| To do |
Take each line containing "code" and report it exactly as written.

| Dataset content |
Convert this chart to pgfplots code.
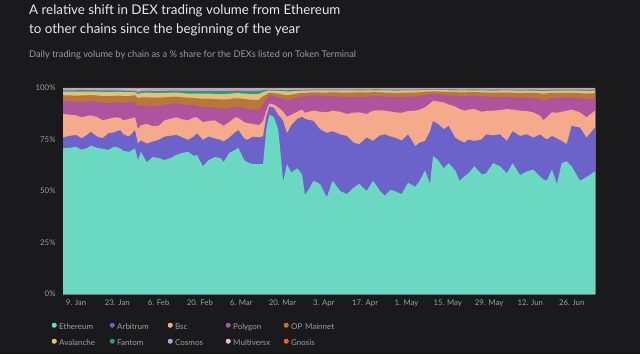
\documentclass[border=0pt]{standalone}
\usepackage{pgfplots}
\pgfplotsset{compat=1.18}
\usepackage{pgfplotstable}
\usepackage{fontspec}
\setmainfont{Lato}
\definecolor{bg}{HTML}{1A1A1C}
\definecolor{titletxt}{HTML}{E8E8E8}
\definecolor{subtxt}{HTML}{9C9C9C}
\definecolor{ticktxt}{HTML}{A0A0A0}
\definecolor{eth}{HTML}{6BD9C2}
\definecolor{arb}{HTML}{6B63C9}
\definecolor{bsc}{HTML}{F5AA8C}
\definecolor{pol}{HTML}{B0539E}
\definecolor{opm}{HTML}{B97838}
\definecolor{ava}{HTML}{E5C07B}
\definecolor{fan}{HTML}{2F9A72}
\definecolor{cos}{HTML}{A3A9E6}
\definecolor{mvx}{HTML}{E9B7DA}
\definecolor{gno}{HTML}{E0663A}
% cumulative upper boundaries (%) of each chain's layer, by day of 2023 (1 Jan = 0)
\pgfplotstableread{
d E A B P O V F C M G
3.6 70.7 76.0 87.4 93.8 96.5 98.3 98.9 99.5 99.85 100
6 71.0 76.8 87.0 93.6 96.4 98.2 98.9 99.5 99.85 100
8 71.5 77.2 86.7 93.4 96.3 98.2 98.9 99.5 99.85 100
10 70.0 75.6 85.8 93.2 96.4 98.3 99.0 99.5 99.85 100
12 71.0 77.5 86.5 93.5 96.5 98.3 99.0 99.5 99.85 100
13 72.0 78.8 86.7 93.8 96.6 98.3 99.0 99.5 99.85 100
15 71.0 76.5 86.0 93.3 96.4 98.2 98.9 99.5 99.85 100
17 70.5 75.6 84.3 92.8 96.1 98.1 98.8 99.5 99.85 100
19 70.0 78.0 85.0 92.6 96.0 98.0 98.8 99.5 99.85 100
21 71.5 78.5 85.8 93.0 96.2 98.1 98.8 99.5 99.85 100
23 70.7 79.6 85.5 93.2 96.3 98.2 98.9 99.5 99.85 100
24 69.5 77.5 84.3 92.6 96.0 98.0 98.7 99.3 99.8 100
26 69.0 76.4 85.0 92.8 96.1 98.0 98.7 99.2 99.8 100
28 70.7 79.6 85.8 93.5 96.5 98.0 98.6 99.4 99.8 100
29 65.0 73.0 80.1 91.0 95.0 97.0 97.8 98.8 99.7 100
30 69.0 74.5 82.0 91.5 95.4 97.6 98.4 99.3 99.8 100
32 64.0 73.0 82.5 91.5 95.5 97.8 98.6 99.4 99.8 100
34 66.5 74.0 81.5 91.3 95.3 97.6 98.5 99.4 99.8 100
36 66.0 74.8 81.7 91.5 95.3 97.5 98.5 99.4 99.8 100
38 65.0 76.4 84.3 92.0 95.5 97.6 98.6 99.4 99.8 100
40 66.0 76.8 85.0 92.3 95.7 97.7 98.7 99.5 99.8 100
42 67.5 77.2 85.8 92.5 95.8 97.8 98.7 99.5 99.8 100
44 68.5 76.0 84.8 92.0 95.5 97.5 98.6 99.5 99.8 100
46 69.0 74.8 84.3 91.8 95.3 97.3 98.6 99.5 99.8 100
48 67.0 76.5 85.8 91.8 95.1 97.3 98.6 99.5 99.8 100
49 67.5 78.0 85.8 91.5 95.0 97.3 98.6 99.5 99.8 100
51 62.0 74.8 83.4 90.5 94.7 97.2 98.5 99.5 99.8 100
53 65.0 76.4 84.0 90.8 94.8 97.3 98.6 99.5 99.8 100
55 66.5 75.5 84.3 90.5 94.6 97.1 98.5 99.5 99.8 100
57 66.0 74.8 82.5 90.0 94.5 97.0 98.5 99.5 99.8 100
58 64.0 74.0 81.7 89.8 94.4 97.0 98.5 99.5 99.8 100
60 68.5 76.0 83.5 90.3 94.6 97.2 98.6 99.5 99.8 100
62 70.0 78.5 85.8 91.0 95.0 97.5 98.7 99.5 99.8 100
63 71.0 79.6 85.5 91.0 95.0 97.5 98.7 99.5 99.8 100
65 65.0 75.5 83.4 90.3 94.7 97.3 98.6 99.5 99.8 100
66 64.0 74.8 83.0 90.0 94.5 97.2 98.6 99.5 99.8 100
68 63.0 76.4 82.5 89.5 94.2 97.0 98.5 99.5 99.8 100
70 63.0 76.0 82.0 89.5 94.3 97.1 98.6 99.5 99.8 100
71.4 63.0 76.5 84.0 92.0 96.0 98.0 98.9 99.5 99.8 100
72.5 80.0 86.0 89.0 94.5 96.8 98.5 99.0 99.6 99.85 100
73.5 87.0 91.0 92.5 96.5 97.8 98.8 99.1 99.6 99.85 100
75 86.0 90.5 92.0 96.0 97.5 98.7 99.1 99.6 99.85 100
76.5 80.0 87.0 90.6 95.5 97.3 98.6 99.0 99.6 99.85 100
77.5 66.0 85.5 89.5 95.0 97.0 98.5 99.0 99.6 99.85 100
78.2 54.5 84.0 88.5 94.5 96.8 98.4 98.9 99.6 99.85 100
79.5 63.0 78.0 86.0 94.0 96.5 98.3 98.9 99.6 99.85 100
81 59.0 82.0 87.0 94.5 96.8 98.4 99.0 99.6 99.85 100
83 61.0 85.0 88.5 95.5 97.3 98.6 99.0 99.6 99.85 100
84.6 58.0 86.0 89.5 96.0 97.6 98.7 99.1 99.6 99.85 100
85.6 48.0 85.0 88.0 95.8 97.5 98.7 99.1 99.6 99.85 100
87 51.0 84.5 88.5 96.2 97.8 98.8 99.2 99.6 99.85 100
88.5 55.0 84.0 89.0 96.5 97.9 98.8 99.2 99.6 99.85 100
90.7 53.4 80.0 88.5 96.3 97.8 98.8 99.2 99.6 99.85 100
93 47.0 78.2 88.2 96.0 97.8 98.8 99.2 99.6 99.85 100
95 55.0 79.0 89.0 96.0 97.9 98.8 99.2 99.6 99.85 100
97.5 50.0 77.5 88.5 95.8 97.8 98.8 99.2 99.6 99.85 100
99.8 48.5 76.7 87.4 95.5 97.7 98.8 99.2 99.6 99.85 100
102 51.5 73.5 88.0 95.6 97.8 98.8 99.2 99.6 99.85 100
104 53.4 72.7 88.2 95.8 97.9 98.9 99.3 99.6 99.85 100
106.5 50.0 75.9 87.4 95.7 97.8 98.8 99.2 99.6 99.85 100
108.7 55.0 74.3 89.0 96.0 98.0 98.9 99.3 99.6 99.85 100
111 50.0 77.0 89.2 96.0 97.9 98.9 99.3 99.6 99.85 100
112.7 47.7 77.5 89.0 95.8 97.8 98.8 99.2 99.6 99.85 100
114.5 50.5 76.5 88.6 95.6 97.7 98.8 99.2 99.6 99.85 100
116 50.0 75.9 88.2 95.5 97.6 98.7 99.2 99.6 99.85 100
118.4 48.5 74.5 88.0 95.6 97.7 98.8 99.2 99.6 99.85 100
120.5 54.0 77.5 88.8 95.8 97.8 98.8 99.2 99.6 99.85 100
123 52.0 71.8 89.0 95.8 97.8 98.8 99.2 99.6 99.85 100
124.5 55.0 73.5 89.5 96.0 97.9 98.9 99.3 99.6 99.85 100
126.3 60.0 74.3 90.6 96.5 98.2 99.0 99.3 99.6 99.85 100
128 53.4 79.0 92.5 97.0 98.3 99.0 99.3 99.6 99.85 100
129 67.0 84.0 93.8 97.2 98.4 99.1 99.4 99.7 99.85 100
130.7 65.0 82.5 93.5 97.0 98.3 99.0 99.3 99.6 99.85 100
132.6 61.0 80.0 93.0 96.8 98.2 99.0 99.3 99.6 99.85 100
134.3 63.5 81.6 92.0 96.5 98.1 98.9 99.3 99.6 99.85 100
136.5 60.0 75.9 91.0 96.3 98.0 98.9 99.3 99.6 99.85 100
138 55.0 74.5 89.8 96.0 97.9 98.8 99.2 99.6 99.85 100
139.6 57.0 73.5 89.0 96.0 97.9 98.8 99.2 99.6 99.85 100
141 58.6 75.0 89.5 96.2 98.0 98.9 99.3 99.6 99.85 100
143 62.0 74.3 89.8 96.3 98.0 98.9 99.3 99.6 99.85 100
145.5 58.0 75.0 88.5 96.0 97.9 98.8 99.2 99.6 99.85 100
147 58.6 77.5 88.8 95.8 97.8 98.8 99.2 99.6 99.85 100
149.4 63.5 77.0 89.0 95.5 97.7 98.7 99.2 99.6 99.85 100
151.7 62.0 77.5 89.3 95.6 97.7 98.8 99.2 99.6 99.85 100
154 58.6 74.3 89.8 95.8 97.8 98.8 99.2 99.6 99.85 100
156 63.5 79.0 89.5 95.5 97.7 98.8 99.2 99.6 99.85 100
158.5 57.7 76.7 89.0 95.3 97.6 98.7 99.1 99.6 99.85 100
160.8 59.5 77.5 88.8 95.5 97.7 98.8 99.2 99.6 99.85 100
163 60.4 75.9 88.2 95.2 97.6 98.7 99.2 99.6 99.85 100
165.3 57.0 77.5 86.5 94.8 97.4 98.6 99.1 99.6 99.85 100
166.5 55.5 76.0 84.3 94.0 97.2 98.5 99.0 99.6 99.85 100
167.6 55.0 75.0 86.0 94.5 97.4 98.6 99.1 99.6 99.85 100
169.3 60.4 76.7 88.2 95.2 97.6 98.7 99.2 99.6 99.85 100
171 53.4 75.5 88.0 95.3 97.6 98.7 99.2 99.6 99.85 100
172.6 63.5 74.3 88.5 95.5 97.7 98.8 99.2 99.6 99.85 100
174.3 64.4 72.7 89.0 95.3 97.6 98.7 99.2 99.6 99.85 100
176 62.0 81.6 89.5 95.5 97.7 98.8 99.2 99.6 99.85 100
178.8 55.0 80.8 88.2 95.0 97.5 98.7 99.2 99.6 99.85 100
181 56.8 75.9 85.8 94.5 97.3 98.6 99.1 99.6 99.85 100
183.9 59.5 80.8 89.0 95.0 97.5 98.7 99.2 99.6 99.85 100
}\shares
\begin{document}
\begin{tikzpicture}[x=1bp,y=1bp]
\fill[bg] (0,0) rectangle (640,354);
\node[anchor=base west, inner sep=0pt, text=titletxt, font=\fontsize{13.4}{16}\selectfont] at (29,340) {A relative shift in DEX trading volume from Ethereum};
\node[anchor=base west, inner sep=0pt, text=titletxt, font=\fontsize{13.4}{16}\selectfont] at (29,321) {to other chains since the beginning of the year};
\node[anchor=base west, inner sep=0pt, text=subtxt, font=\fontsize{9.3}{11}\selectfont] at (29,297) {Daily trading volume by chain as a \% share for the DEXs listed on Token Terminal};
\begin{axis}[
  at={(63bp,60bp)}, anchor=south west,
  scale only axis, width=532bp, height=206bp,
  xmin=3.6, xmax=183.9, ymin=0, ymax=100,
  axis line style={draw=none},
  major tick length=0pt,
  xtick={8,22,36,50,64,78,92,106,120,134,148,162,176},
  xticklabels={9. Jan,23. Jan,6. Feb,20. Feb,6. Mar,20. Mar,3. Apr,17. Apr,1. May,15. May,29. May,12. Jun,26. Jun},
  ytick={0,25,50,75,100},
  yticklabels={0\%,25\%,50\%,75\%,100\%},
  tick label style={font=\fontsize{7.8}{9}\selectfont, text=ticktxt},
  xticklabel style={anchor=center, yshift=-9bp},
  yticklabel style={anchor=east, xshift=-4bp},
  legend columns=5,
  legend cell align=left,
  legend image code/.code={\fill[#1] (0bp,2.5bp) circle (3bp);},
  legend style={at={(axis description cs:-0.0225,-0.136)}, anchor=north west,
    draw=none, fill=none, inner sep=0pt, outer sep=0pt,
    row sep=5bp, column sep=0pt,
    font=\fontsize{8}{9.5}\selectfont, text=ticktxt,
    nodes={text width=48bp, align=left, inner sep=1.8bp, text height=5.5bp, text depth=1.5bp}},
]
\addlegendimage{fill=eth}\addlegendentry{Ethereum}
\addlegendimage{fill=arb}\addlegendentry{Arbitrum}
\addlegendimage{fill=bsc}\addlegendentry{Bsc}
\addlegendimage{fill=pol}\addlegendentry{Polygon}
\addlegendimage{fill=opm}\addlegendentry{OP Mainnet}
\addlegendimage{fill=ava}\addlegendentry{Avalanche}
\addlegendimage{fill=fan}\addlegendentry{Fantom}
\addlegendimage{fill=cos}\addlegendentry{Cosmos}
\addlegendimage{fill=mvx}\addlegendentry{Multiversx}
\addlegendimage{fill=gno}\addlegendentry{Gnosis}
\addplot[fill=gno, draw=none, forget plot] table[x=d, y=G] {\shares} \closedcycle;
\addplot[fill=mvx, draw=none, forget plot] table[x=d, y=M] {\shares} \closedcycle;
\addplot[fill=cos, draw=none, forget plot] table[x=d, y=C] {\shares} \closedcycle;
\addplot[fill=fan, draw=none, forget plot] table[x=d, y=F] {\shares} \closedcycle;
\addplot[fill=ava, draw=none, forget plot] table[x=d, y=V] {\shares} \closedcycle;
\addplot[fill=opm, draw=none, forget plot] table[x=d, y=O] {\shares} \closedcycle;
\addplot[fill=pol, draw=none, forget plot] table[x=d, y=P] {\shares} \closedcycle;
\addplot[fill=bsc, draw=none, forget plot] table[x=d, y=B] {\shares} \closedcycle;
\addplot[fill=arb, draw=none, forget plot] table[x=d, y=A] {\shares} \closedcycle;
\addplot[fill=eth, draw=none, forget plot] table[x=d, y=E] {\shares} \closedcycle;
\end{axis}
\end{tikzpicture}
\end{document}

| Written answer |
Convert this chart to pgfplots code.
  legend image code/.code={\fill[#1] (0bp,2.5bp) circle (3bp);},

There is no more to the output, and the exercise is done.